→ **INFORMATION SUPPLIED**

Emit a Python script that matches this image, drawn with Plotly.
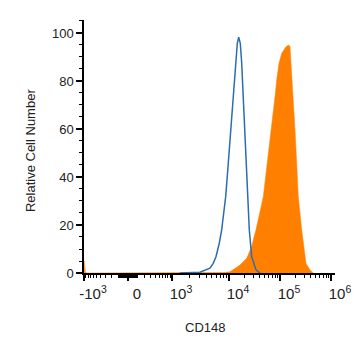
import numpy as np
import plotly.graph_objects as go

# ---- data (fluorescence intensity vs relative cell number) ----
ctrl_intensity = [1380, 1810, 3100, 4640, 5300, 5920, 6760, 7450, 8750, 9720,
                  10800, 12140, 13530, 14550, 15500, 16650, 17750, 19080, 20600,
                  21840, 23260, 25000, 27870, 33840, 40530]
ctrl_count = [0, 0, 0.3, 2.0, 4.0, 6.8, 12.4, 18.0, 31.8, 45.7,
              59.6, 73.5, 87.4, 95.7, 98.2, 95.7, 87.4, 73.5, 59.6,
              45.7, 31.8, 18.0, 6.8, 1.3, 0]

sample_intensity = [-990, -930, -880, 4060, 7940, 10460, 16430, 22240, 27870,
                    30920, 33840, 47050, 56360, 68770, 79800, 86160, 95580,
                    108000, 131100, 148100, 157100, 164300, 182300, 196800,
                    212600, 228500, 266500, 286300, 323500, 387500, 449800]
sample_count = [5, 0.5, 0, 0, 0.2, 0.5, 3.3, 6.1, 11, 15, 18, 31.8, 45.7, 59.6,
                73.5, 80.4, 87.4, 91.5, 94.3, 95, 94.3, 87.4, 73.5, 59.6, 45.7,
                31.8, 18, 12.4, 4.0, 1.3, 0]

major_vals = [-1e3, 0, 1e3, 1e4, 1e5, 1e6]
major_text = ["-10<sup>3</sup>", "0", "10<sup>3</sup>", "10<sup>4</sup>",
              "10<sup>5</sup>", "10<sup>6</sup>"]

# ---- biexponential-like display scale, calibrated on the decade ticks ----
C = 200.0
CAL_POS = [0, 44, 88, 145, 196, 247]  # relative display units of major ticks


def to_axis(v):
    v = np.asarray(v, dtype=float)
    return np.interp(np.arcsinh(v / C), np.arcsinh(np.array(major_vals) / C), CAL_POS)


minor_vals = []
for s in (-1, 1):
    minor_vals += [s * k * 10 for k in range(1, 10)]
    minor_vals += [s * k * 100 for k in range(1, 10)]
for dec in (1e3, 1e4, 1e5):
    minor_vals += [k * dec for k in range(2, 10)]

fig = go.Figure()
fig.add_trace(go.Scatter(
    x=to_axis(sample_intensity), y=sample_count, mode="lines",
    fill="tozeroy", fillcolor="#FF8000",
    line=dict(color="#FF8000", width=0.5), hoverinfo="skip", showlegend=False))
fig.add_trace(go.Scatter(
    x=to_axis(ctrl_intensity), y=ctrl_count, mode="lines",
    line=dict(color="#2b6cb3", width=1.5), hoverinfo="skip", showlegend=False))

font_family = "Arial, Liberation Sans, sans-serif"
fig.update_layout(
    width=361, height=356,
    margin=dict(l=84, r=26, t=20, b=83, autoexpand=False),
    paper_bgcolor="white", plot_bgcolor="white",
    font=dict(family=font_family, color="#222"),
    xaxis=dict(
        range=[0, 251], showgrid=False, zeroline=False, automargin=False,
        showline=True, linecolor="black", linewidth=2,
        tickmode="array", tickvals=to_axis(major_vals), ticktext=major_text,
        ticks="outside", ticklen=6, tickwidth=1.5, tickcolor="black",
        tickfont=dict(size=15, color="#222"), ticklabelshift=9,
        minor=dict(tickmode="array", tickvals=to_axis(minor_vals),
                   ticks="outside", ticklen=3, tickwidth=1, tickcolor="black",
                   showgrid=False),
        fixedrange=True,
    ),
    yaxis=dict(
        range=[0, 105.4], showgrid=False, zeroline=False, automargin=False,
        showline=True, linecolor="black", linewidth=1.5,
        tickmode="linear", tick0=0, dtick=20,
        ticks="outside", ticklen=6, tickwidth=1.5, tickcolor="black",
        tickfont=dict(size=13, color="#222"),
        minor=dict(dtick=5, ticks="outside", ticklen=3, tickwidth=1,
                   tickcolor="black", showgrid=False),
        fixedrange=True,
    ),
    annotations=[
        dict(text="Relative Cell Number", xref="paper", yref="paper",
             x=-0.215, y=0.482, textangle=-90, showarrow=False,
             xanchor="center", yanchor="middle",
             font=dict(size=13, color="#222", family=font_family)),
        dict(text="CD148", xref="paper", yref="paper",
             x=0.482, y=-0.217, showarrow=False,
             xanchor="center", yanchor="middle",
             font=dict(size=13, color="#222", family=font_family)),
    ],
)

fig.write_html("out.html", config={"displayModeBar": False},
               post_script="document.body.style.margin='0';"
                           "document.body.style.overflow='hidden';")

→ **WORK TO DO**
Quote the material in full and exactly; do not carry over its pictures.

→ **TASK ANSWER**
Emit a Python script that matches this image, drawn with Plotly.
import numpy as np
import plotly.graph_objects as go

# ---- data (fluorescence intensity vs relative cell number) ----
ctrl_intensity = [1380, 1810, 3100, 4640, 5300, 5920, 6760, 7450, 8750, 9720,
                  10800, 12140, 13530, 14550, 15500, 16650, 17750, 19080, 20600,
                  21840, 23260, 25000, 27870, 33840, 40530]
ctrl_count = [0, 0, 0.3, 2.0, 4.0, 6.8, 12.4, 18.0, 31.8, 45.7,
              59.6, 73.5, 87.4, 95.7, 98.2, 95.7, 87.4, 73.5, 59.6,
              45.7, 31.8, 18.0, 6.8, 1.3, 0]

sample_intensity = [-990, -930, -880, 4060, 7940, 10460, 16430, 22240, 27870,
                    30920, 33840, 47050, 56360, 68770, 79800, 86160, 95580,
                    108000, 131100, 148100, 157100, 164300, 182300, 196800,
                    212600, 228500, 266500, 286300, 323500, 387500, 449800]
sample_count = [5, 0.5, 0, 0, 0.2, 0.5, 3.3, 6.1, 11, 15, 18, 31.8, 45.7, 59.6,
                73.5, 80.4, 87.4, 91.5, 94.3, 95, 94.3, 87.4, 73.5, 59.6, 45.7,
                31.8, 18, 12.4, 4.0, 1.3, 0]

major_vals = [-1e3, 0, 1e3, 1e4, 1e5, 1e6]
major_text = ["-10<sup>3</sup>", "0", "10<sup>3</sup>", "10<sup>4</sup>",
              "10<sup>5</sup>", "10<sup>6</sup>"]

# ---- biexponential-like display scale, calibrated on the decade ticks ----
C = 200.0
CAL_POS = [0, 44, 88, 145, 196, 247]  # relative display units of major ticks


def to_axis(v):
    v = np.asarray(v, dtype=float)
    return np.interp(np.arcsinh(v / C), np.arcsinh(np.array(major_vals) / C), CAL_POS)


minor_vals = []
for s in (-1, 1):
    minor_vals += [s * k * 10 for k in range(1, 10)]
    minor_vals += [s * k * 100 for k in range(1, 10)]
for dec in (1e3, 1e4, 1e5):
    minor_vals += [k * dec for k in range(2, 10)]

fig = go.Figure()
fig.add_trace(go.Scatter(
    x=to_axis(sample_intensity), y=sample_count, mode="lines",
    fill="tozeroy", fillcolor="#FF8000",
    line=dict(color="#FF8000", width=0.5), hoverinfo="skip", showlegend=False))
fig.add_trace(go.Scatter(
    x=to_axis(ctrl_intensity), y=ctrl_count, mode="lines",
    line=dict(color="#2b6cb3", width=1.5), hoverinfo="skip", showlegend=False))

font_family = "Arial, Liberation Sans, sans-serif"
fig.update_layout(
    width=361, height=356,
    margin=dict(l=84, r=26, t=20, b=83, autoexpand=False),
    paper_bgcolor="white", plot_bgcolor="white",
    font=dict(family=font_family, color="#222"),
    xaxis=dict(
        range=[0, 251], showgrid=False, zeroline=False, automargin=False,
        showline=True, linecolor="black", linewidth=2,
        tickmode="array", tickvals=to_axis(major_vals), ticktext=major_text,
        ticks="outside", ticklen=6, tickwidth=1.5, tickcolor="black",
        tickfont=dict(size=15, color="#222"), ticklabelshift=9,
        minor=dict(tickmode="array", tickvals=to_axis(minor_vals),
                   ticks="outside", ticklen=3, tickwidth=1, tickcolor="black",
                   showgrid=False),
        fixedrange=True,
    ),
    yaxis=dict(
        range=[0, 105.4], showgrid=False, zeroline=False, automargin=False,
        showline=True, linecolor="black", linewidth=1.5,
        tickmode="linear", tick0=0, dtick=20,
        ticks="outside", ticklen=6, tickwidth=1.5, tickcolor="black",
        tickfont=dict(size=13, color="#222"),
        minor=dict(dtick=5, ticks="outside", ticklen=3, tickwidth=1,
                   tickcolor="black", showgrid=False),
        fixedrange=True,
    ),
    annotations=[
        dict(text="Relative Cell Number", xref="paper", yref="paper",
             x=-0.215, y=0.482, textangle=-90, showarrow=False,
             xanchor="center", yanchor="middle",
             font=dict(size=13, color="#222", family=font_family)),
        dict(text="CD148", xref="paper", yref="paper",
             x=0.482, y=-0.217, showarrow=False,
             xanchor="center", yanchor="middle",
             font=dict(size=13, color="#222", family=font_family)),
    ],
)

fig.write_html("out.html", config={"displayModeBar": False},
               post_script="document.body.style.margin='0';"
                           "document.body.style.overflow='hidden';")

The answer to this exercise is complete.